■ **SOURCE MATERIAL**
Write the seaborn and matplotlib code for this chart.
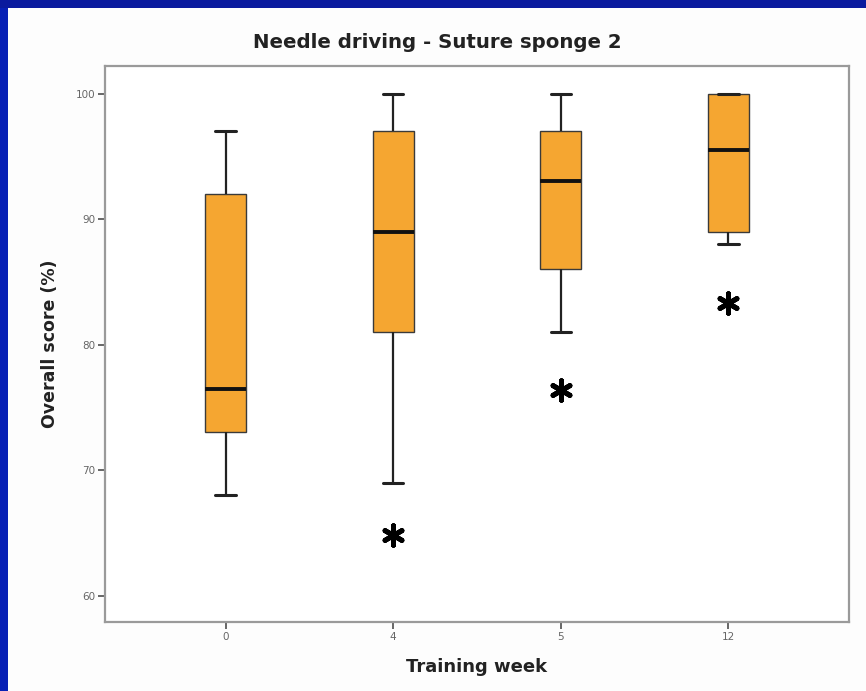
import matplotlib
matplotlib.use("Agg")
import matplotlib.pyplot as plt
import seaborn as sns
import pandas as pd
from matplotlib.patches import Rectangle

# Data (per training week: min whisker, Q1, median, Q3, max whisker)
weeks = ["0", "4", "5", "12"]
whisker_low = [68, 69, 81, 88]
q1 = [73, 81, 86, 89]
median = [76.5, 89, 93, 95.5]
q3 = [92, 97, 97, 100]
whisker_high = [97, 100, 100, 100]
outlier_weeks = ["4", "5", "12"]
outlier_values = [64.8, 76.4, 83.3]

rows = []
for i, w in enumerate(weeks):
    for v in (whisker_low[i], q1[i], median[i], q3[i], whisker_high[i]):
        rows.append({"week": w, "score": v})
box_df = pd.DataFrame(rows)
out_df = pd.DataFrame({"week": outlier_weeks, "score": outlier_values})

sns.set_theme(style="white")
plt.rcParams["font.family"] = ["DejaVu Sans"]

fig = plt.figure(figsize=(8.66, 6.91), dpi=100, facecolor="#FDFDFD")
ax = fig.add_axes([105 / 866, 1 - 622 / 691, (849 - 105) / 866, (622 - 66) / 691])
ax.set_facecolor("white")

sns.boxplot(
    data=box_df, x="week", y="score", order=weeks, whis=(0, 100),
    width=0.245, color="#F5A631", saturation=1, ax=ax,
    boxprops=dict(edgecolor="#3a3a3a", linewidth=1.0),
    whiskerprops=dict(color="#222222", linewidth=1.6),
    capprops=dict(color="#222222", linewidth=2.2),
    medianprops=dict(color="#111111", linewidth=2.8),
    showfliers=False,
)

sns.stripplot(
    data=out_df, x="week", y="score", order=weeks, jitter=False,
    marker=(6, 2, 0), size=14, color="black", edgecolor="black",
    linewidth=3.6, ax=ax,
)

ax.set_xlim(-0.72, 3.72)
ax.set_ylim(57.9, 102.2)
ax.set_yticks([60, 70, 80, 90, 100])

for s in ax.spines.values():
    s.set_color("#9a9a9a")
    s.set_linewidth(1.6)

ax.tick_params(axis="both", which="major", direction="out", length=5, width=1.4,
               color="#666666", labelcolor="#666666", labelsize=7.5, pad=2,
               left=True, bottom=True)

ax.set_xlabel("Training week", fontsize=13, fontweight="bold", color="#222222", labelpad=12)
ax.set_ylabel("Overall score (%)", fontsize=12.5, fontweight="bold", color="#222222", labelpad=12)

fig.text(437 / 866, 1 - 43 / 691, "Needle driving - Suture sponge 2", ha="center", va="center",
         fontsize=14.2, fontweight="bold", color="#222222")

# blue slide frame
fig.patches.append(Rectangle((0, 0), 8 / 866, 1, transform=fig.transFigure,
                             facecolor="#0720B5", edgecolor="none", zorder=10))
fig.patches.append(Rectangle((0, 1 - 8 / 691), 1, 8 / 691, transform=fig.transFigure,
                             facecolor="#0A1A9E", edgecolor="none", zorder=10))

fig.savefig("out.png", dpi=100, facecolor=fig.get_facecolor())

■ **INSTRUCTIONS FOR THE TASK**
Where a line holds the string "matplotlib", copy that line.

■ **SOLUTION TO THIS EXERCISE**
Write the seaborn and matplotlib code for this chart.
import matplotlib
matplotlib.use("Agg")
import matplotlib.pyplot as plt
from matplotlib.patches import Rectangle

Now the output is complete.